Le film contient une certaine part d’humour noir en ce sens que tous les gens « normaux » et respectables ont des réactions anormales au cambriolage : une vieille dame y voit l’aventure de sa vie, un homme marié préfère laisser son épouse se faire torturer (ce qui n’arrive pas) que de donner la combinaison de son coffre, le gardien de l’immeuble accepte contre un petit billet que les locataires (ses employeurs) soient espionnés, et l’état dépense une énergie considérable à surveiller les citoyens. Lorsque l’affaire du cambriolage de John « Duke » Anderson et ses complices est terminée, tous les services qui ont pratiqué des activités de surveillance se dépêchent de tout effacer car leurs enregistrements sont illégaux, donnant raison à « Duke » qui expliquait au début du film à quel point la frontière qui sépare parfois l’illégalité de la légalité peut être fine : « Qu’est-ce que la publicité sinon un abus de confiance légalisé ? Et que diable est le mariage ? Extorsion, prostitution et racollage avec un cachet gouvernemental. Et qu’est-ce que la bourse ? Une course de chevaux truqués.  Dans certains business, un gars vole une banque et c’est une réussite. On voit sa tête sur tous les magazines. Un autre gars vole un magazine et il se fait arrêter ».2

The Anderson Tapes traite de nombreux sujets d’une grande actualité au moment de sa sortie et semble porter un message politique : la société peut se montrer hypocrite et l’état est parfois l’ennemi du citoyen.
Pourtant l’ensemble reste léger et profite d’une bande originale toute en orgue Hammond par le grand Quincy Jones, qui préfigure un peu son désormais classique3 Summer in the city sorti deux ans plus tard.

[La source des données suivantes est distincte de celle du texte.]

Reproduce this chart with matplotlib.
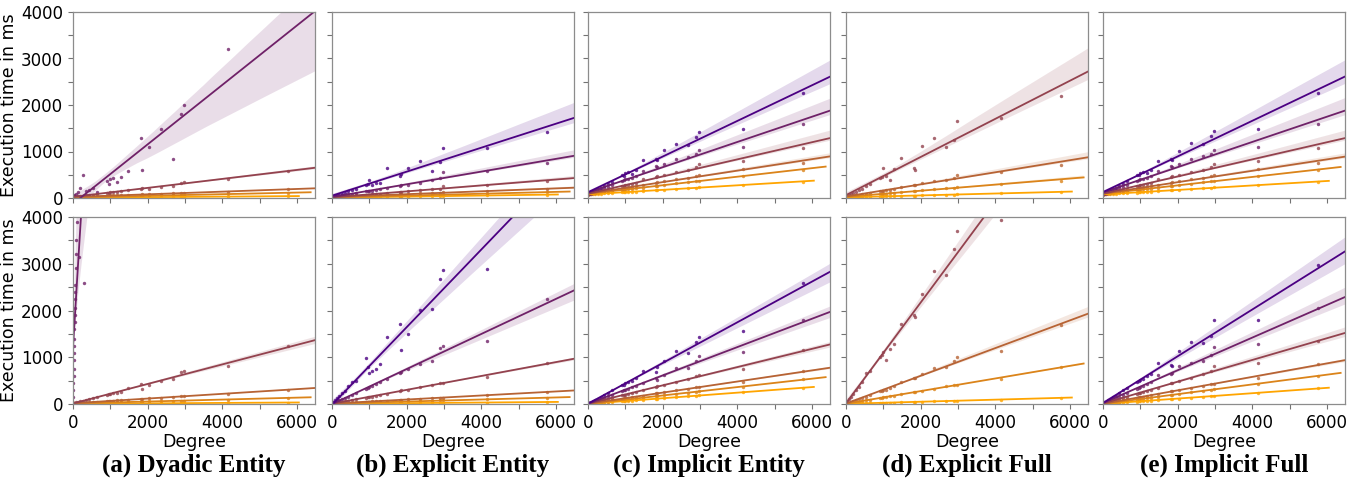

  1. Selon Wikipédia, la ville d’Olean, dans l’état de New York, a été la première municipalité américaine à s’équiper d’un réseau de caméras, en 1968. []
  2.  What’s advertising but a legalized con game? And what the hell’s marriage? Extortion, prostitution, soliciting with a government stamp on it. And what the hell’s your stock market? A fixed horse race. Some business guy steals a bank, he’s a big success story. Face in all the magazines. Some other guy steals the magazine and he’s busted. []
  3. Summer in the City par Quincy Jones est une reprise de la chanson de Lovin’ spoonful, mais la version de Quincy Jones a connu un regain de succès récent en servant de base à des morceaux emblématiques du Trip hop et du Hip Hop par Massive Attack, Nightmares on Wax et Pharcyde notamment. []
  1. 4 Responses to “The Anderson Tapes”

  2. By david t on Fév 20, 2010

    à propos de films parlant de surveillance sur bande audio, tu connais certainement the conversation?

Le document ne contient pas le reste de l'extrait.